Teror Mindanao, Status Darurat Militer Nasional Hantui Filipina

Duterte mengancam akan mengeluarkan status darurat militer nasional pascapemenggalan seorang anggota polisi oleh kelompok militan.

oleh Teddy Tri Setio Berty diperbarui 25 Mei 2017, 15:08 WIB
Diterbitkan 25 Mei 2017, 15:08 WIB
Rodrigo Duterte (AFP)
Rodrigo Duterte (AFP)

Liputan6.com, Marawi - Presiden Filipina Rodrigo Duterte mengancam akan mengeluarkan status darurat militer nasional. Hal tersebut ia sampaikan untuk memerangi ancaman serius yang terjadi di wilayah selatan Mindanao.

Wilayah Mindanao, tepatnya Marawi memanas setelah terjadi baku tembak antara kelompok militan dengan pasukan pemerintah.

Teranyar, kelompok tersebut dikabarkan memenggal kepala seorang polisi dan menyandera jemaat gereja.

Dikutip dari Al Jazeera, Kamis (25/5/2017), kabar terkait pemenggalan tersebut membuat ribuan warga memutuskan meninggalkan kota Marawi. 

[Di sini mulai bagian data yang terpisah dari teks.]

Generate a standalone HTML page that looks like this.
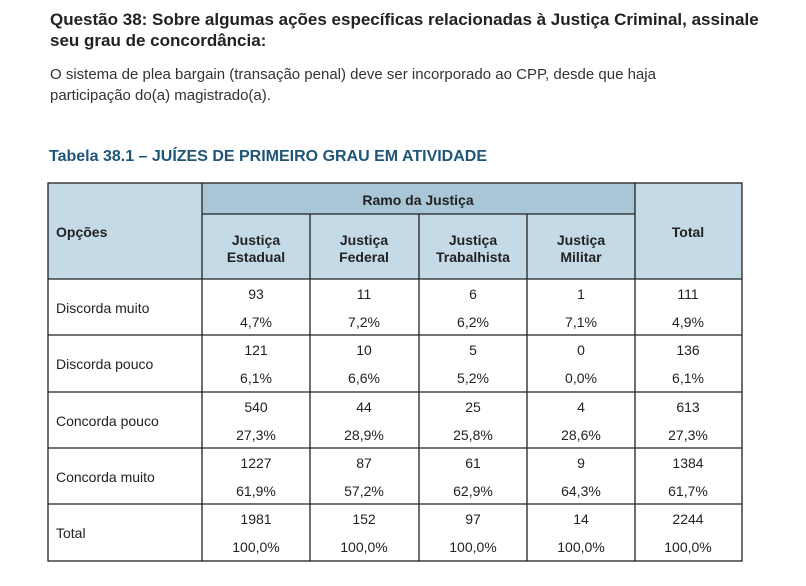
<!DOCTYPE html>
<html><head><meta charset="utf-8"><style>
body{margin:0;width:806px;height:586px;background:#fff;position:relative;font-family:"Liberation Sans",sans-serif;color:#222;overflow:hidden}
.t{position:absolute;white-space:nowrap}
h1{position:absolute;left:50px;top:9px;margin:0;font-size:17px;line-height:21px;font-weight:bold;color:#222;font-family:"Liberation Sans",sans-serif;white-space:nowrap}
p{position:absolute;left:50px;top:64px;margin:0;font-size:15px;line-height:21px;font-family:"Liberation Sans",sans-serif;color:#333;white-space:nowrap}
.tt{left:49px;top:148px;font-size:16px;font-weight:bold;color:#1f5577;font-family:"Liberation Sans",sans-serif}
svg{position:absolute;left:0;top:0}
svg text{font-family:"Liberation Sans",sans-serif;font-size:14px;fill:#222}
</style></head><body>
<h1>Questão 38: Sobre algumas ações específicas relacionadas à Justiça Criminal, assinale<br>seu grau de concordância:</h1>
<p>O sistema de plea bargain (transação penal) deve ser incorporado ao CPP, desde que haja<br>participação do(a) magistrado(a).</p>
<div class="t tt">Tabela 38.1 – JUÍZES DE PRIMEIRO GRAU EM ATIVIDADE</div>
<svg width="806" height="586">
<rect x="48" y="183" width="694" height="96" fill="#c5dae7"/>
<rect x="202" y="183" width="433" height="31" fill="#a8c6d6"/>
<g stroke="#222" stroke-width="1.3" fill="none">
<rect x="48" y="183" width="694" height="378"/>
<line x1="202" y1="183" x2="202" y2="561"/>
<line x1="635" y1="183" x2="635" y2="561"/>
<line x1="202" y1="214" x2="635" y2="214"/>
<line x1="310" y1="214" x2="310" y2="561"/>
<line x1="419" y1="214" x2="419" y2="561"/>
<line x1="527" y1="214" x2="527" y2="561"/>
<line x1="48" y1="279" x2="742" y2="279"/>
<line x1="48" y1="335" x2="742" y2="335"/>
<line x1="48" y1="392" x2="742" y2="392"/>
<line x1="48" y1="448" x2="742" y2="448"/>
<line x1="48" y1="504" x2="742" y2="504"/>
</g>
<g>
<text x="56" y="237" style="font-weight:bold">Opções</text>
<text x="418" y="205" text-anchor="middle" style="font-weight:bold">Ramo da Justiça</text>
<text x="688" y="237" text-anchor="middle" style="font-weight:bold">Total</text>
<text x="256" y="245" text-anchor="middle" style="font-weight:bold">Justiça<tspan x="256" dy="17">Estadual</tspan></text>
<text x="364" y="245" text-anchor="middle" style="font-weight:bold">Justiça<tspan x="364" dy="17">Federal</tspan></text>
<text x="473" y="245" text-anchor="middle" style="font-weight:bold">Justiça<tspan x="473" dy="17">Trabalhista</tspan></text>
<text x="581" y="245" text-anchor="middle" style="font-weight:bold">Justiça<tspan x="581" dy="17">Militar</tspan></text>
</g>
<g id="body"></g>
</svg>
<script>
const rows=["Discorda muito","Discorda pouco","Concorda pouco","Concorda muito","Total"];
const counts=[["93","11","6","1","111"],["121","10","5","0","136"],["540","44","25","4","613"],["1227","87","61","9","1384"],["1981","152","97","14","2244"]];
const pcts=[["4,7%","7,2%","6,2%","7,1%","4,9%"],["6,1%","6,6%","5,2%","0,0%","6,1%"],["27,3%","28,9%","25,8%","28,6%","27,3%"],["61,9%","57,2%","62,9%","64,3%","61,7%"],["100,0%","100,0%","100,0%","100,0%","100,0%"]];
const colX=[256,364,473,581,688];
const rowY=[279,335,392,448,504];
const g=document.getElementById('body');
const NS='http://www.w3.org/2000/svg';
function txt(x,y,s,anchor){const t=document.createElementNS(NS,'text');t.setAttribute('x',x);t.setAttribute('y',y);if(anchor)t.setAttribute('text-anchor',anchor);t.textContent=s;g.appendChild(t);return t;}
rows.forEach((r,i)=>{
  const y=rowY[i];
  const l=txt(56,y+34,r);
  
  
  counts[i].forEach((c,j)=>{
    const a=txt(colX[j],y+20,c,'middle');
    
    
    const b=txt(colX[j],y+48,pcts[i][j],'middle');
    
    
  });
});
</script>
</body></html>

Sementara itu, Presiden Rodrigo Duterte yang baru kembali dari lawatannya ke Rusia menegaskan, "Saya tidak ragu untuk melakukan apapun demi melindungi warga Filipina."

"Kemungkinan besar saya akan mengumumkan darurat militer di seluruh penjuru negeri untuk melindungi rakyat," tambahnya.

Sebelumnya, Duterte telah mengumumkan darurat militer di wilayah Mindanao yang memiliki populasi 20 juta orang. Pihak Militer Filipina mengklaim telah membunuh setidaknya 13 anggota kelompok militan yang telah bersumpah setia kepada ISIS.

Duterte menjelaskan lebih lanjut, sekitar 100 anggota kelompok militan tersebut saat ini masih berkeliaran di kota Marawi.

Setidaknya lima tentara tewas saat terjadi baku tembak dengan kelompok militan.

Kelompok militan juga membakar bangunan dan memasang bendera hitam milik ISIS di sejumlah wilayah.

Stasiun televisi lokal GMA News menayangkan gambar eksklusif di mana sembilan warga sipil tewas di tangan kelompok itu.

Selain itu, saluran televisi ABS-CBN juga mengutip pernyataan kementerian dalam negeri yang mengatakan kelompok militan berhasil menguasai penjara kota dan membebaskan 107 tahanan.

Tindak kekerasan yang pertama kali terjadi di kota Marawi berawal dari aksi penggerebekan tempat persembunyian Isnilon Hapilon, seorang komandan kelompok Abu Sayyaf oleh tentara Filipina.

Abu Sayyaf kemudian meminta bantuan dari kelompok Maute, yang menjadi sekutu mereka. Tidak lama, puluhan anggota Maute pun dikabarkan berhasil memasuki Marawi.

Hingga saat ini total jumlah korban tewas akibat teror di Marawi masih simpang siur.